Twitter / X: https://twitter.com/GrapheneOS/status/1780240351225118813
Mastodon: https://grapheneos.social/@GrapheneOS/112281501381558085
Bluesky: https://bsky.app/profile/grapheneos.org/post/3kqb2ag7up52e

Due to frequent DDoS attacks, we're enforcing stricter limits on the number of connections to our servers. By default, each server enforces a limit of 16 or 32 TCP connections from each IPv4 address and IPv6 /64 block. During persistent attacks, these limits will be adjusted.

We've determined these limits are high enough to avoid causing issues due to CGNAT. Browsers open a single TCP connection to each domain or server due to HTTP/2 multiplexing. Our focus is tuning it to avoid it triggering for our network/update services (https://grapheneos.org/faq#default-connections).

The naive approach to enforcing TCP connection limits starts with the initial SYN packet. An attacker can leverage this to their advantage with a spoofed SYN packet flood to fill the connection limit tracking tables to bypass them or block all new connections if you fail closed.

Tracking all connections with conntrack is enough to open up a new denial of service attack vector since the conntrack table can be filled by an attacker. For this reason, we were previously making all inbound connections untracked and are still doing that for both UDP and ICMP.

To prevent conntrack table exhaustion, we're using synproxy for SYN packets above a rate limit of 1024/second with 128 burst.

To prevent abusing connections limits or filling the sets enforcing them, we're only counting successfully established connections towards the limits.

Both the official documentation for netfilter (iptables/nftables) on connection limits and every guide we've found are vulnerable to all 3 of the attacks described above. There's info on using synproxy, but not combining it with connection limits or rate limiting it kicking in.

Our firewall configuration is published at https://github.com/GrapheneOS/infrastructure/tree/7782c861cb560c91813ef6d85374830c3526f61a/nftables and provides a reference on how to do this.

There are 4 cases for the connection limits to handle both the non-synproxy and synproxy cases for both SYN packets and the first ACK for newly established connections.
GrapheneOS

Newly established connections (valid first ACK) without synproxy are added to connection limit sets or rejected if above the limit. The connection is marked to bypass the checks going forward. For synproxy, this has to be done for the spoofed SYN packets it sends via loopback.

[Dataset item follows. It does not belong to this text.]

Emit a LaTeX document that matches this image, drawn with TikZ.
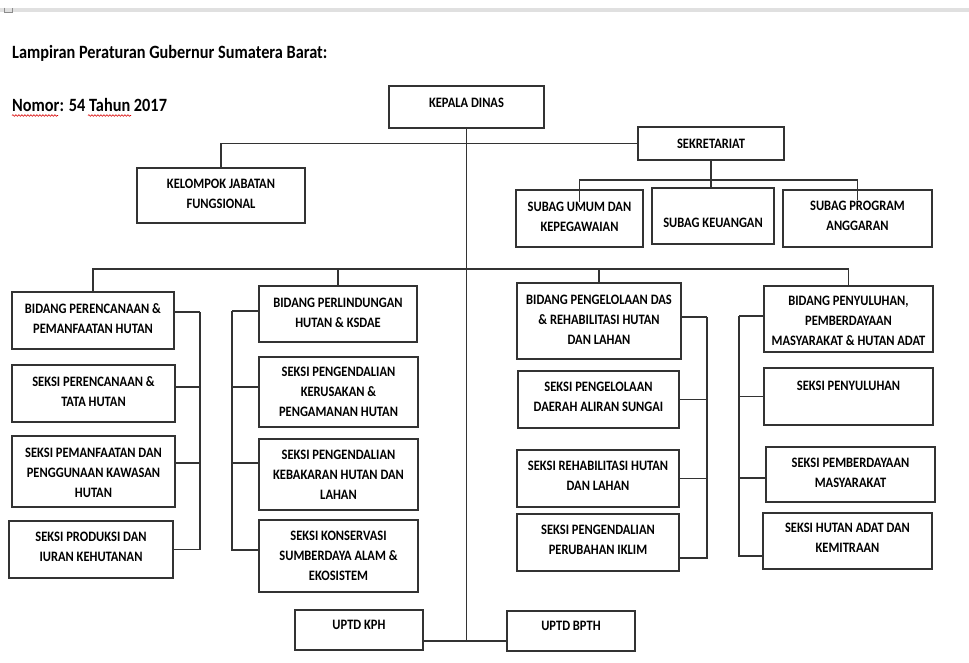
\documentclass[tikz,border=0pt]{standalone}
\usepackage{fontspec}
\setmainfont{Carlito}
\usetikzlibrary{decorations.pathmorphing}
\tikzset{
  boxst/.style={draw=black!80, line width=1.1pt, inner sep=0pt, outer sep=0pt},
  txt/.style={font=\fontsize{12.5}{17.4}\selectfont\bfseries, inner sep=0pt, text=black},
  conn/.style={draw=black!80, line width=1.1pt},
  titlest/.style={font=\fontsize{16.3}{18}\selectfont\bfseries, inner sep=0pt, anchor=base west},
  squig/.style={draw=red!85!black, line width=0.6pt, decorate, decoration={snake, amplitude=0.8pt, segment length=3pt}}
}
\newcommand{\tallbox}[1]{\scalebox{1}[1.15]{\begin{tabular}{@{}c@{}}#1\end{tabular}}}
\newcommand{\orgbox}[7]{%
  \pgfmathsetmacro{\obcx}{(#2+#4)/2}%
  \pgfmathsetmacro{\obcy}{(#3+#5)/2}%
  \pgfmathsetmacro{\obw}{#4-#2}%
  \pgfmathsetmacro{\obh}{#5-#3}%
  \node[boxst, minimum width=\obw pt, minimum height=\obh pt] (#1) at (\obcx,\obcy) {};
  \node[txt] (#1-t) at (\obcx,#6) {\tallbox{#7}};
}
\begin{document}
\begin{tikzpicture}[x=1pt,y=-1pt]
\useasboundingbox (0,0) rectangle (969,662);
\fill[white] (0,0) rectangle (969,662);
% top strip
\fill[black!12] (0,7.5) rectangle (969,11.5);
\draw[black!45, line width=0.6pt] (4,7.5) -- (4,12) -- (12,12) -- (12,7.5);
% titles
\node[titlest] (title1) at (12,58) {\scalebox{1}[1.15]{Lampiran Peraturan Gubernur Sumatera Barat:}};
\node[titlest] (title2) at (12,111) {\scalebox{1}[1.15]{Nomor: 54 Tahun 2017}};
\draw[squig] (12,115.5) -- (58,115.5);
\draw[squig] (88,115.5) -- (131,115.5);

% boxes
\orgbox{kepala}{389}{86}{544}{128}{103}{KEPALA DINAS}
\orgbox{sek}{638}{127}{784}{160}{144}{SEKRETARIAT}
\orgbox{kjf}{137}{168}{305}{223}{194.5}{KELOMPOK JABATAN\\FUNGSIONAL}
\orgbox{umum}{516}{190}{643}{247}{217}{SUBAG UMUM DAN\\KEPEGAWAIAN}
\orgbox{keu}{652}{188}{774}{244}{223}{SUBAG KEUANGAN}
\orgbox{prog}{783}{190}{932}{247}{216.5}{SUBAG PROGRAM\\ANGGARAN}

\orgbox{bp}{12}{292}{174}{349}{319}{BIDANG PERENCANAAN \&\\PEMANFAATAN HUTAN}
\orgbox{spa}{12}{365}{175}{422}{392}{SEKSI PERENCANAAN \&\\TATA HUTAN}
\orgbox{spb}{12}{436}{175}{507}{473}{SEKSI PEMANFAATAN DAN\\PENGGUNAAN KAWASAN\\HUTAN}
\orgbox{spc}{9}{521}{173}{578}{547}{SEKSI PRODUKSI DAN\\IURAN KEHUTANAN}

\orgbox{bl}{259}{286}{417}{342}{313}{BIDANG PERLINDUNGAN\\HUTAN \& KSDAE}
\orgbox{sla}{259}{357}{418}{427}{392}{SEKSI PENGENDALIAN\\KERUSAKAN \&\\PENGAMANAN HUTAN}
\orgbox{slb}{259}{439}{418}{510}{475}{SEKSI PENGENDALIAN\\KEBAKARAN HUTAN DAN\\LAHAN}
\orgbox{slc}{259}{520}{418}{592}{556}{SEKSI KONSERVASI\\SUMBERDAYA ALAM \&\\EKOSISTEM}
\orgbox{kph}{295}{610}{423}{650}{625}{UPTD KPH}

\orgbox{bd}{517}{283}{681}{359}{320.5}{BIDANG PENGELOLAAN DAS\\\& REHABILITASI HUTAN\\DAN LAHAN}
\orgbox{sda}{518}{371}{679}{428}{397}{SEKSI PENGELOLAAN\\DAERAH ALIRAN SUNGAI}
\orgbox{sdb}{517}{450}{679}{507}{476}{SEKSI REHABILITASI HUTAN\\DAN LAHAN}
\orgbox{sdc}{517}{514}{679}{571}{540}{SEKSI PENGENDALIAN\\PERUBAHAN IKLIM}
\orgbox{bpth}{507}{611}{635}{651}{626}{UPTD BPTH}

\orgbox{bpy}{764}{286}{933}{352}{321.5}{BIDANG PENYULUHAN,\\PEMBERDAYAAN\\MASYARAKAT \& HUTAN ADAT}
\orgbox{sya}{764}{368}{933}{425}{386}{SEKSI PENYULUHAN}
\orgbox{syb}{766}{447}{935}{502}{473}{SEKSI PEMBERDAYAAN\\MASYARAKAT}
\orgbox{syc}{763}{513}{932}{569}{538}{SEKSI HUTAN ADAT DAN\\KEMITRAAN}

% helper coordinates
\coordinate (bar) at (0,269);
\coordinate (sbar) at (0,180);
\coordinate (jb) at (467,641);
\coordinate (bra) at (200,312);
\coordinate (brb) at (232,311);
\coordinate (brc) at (707,317);
\coordinate (brd) at (739,316);

% connectors
\draw[conn] (kepala.south) -- (kepala.south |- jb);
\draw[conn] (kph.east |- jb) -- (bpth.west |- jb);
\draw[conn] (kjf.north) -- (kjf.north |- sek.west) -- (sek.west);
\draw[conn] (sek.south) -- (sek.south |- keu.north);
\draw[conn] ([yshift=-12pt]umum.north) -- (umum.north |- sbar) -- (prog.north |- sbar) -- ([yshift=-10pt]prog.north);
\draw[conn] (bp.north) -- (bp.north |- bar) -- (bpy.north |- bar) -- (bpy.north);
\draw[conn] (bl.north) -- (bl.north |- bar);
\draw[conn] (bd.north) -- (bd.north |- bar);

\draw[conn] ([yshift=8.5pt]bp.east) -| (bra);
\draw[conn] ([yshift=6.5pt]spa.east) -| (bra);
\draw[conn] ([yshift=8.5pt]spb.east) -| (bra);
\draw[conn] (spc.east) -| (bra);

\draw[conn] ([yshift=3pt]bl.west) -| (brb);
\draw[conn] ([yshift=5pt]sla.west) -| (brb);
\draw[conn] ([yshift=11.5pt]slb.west) -| (brb);
\draw[conn] ([yshift=6pt]slc.west) -| (brb);

\draw[conn] ([yshift=4pt]bd.east) -| (brc);
\draw[conn] (sda.east) -| (brc);
\draw[conn] (sdb.east) -| (brc);
\draw[conn] ([yshift=-15.5pt]sdc.east) -| (brc);

\draw[conn] ([yshift=3pt]bpy.west) -| (brd);
\draw[conn] (sya.west) -| (brd);
\draw[conn] ([yshift=-3.5pt]syb.west) -| (brd);
\draw[conn] ([yshift=-15pt]syc.west) -| (brd);
\end{tikzpicture}
\end{document}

For web services with HTTP/2 enabled, we're still enforcing a connection limit at the nginx layer since each concurrent HTTP/2 request over the same TCP connection is considered a connection. For other services, we've removed obsolete application layer per-IP connection limits.

Our new approach is superior because it enforces the limits at the firewall layer without needing applications to process and reject the connections. The reason we didn't previously enforce the limits at the firewall layer is because the typical approach opens up new weaknesses.

Implementing connection limits with nftables required coming up with a good approach to avoid spoofed SYN packets counting towards the limits or bypassing the limits by filling the sets. It also required using synproxy to prevent conntrack table exhaustion, but only when needed.

Synproxy uses Linux SipHash-based SYN cookies for stateless establishment of TCP connections, but unlike typical SYN cookies it happens at the firewall layer. On success, it injects an ESTABLISHED state connection into conntrack and spoofs the TCP handshake to backend server.

Linux SYN cookies rely on TCP timestamps to store full options. If timestamps are disabled as Windows does by default, window scaling and SACK are lost. Not having scaling is horrific (only 65535 bytes in transit at a time). Timestamps are useful so it hurts a bit with them too.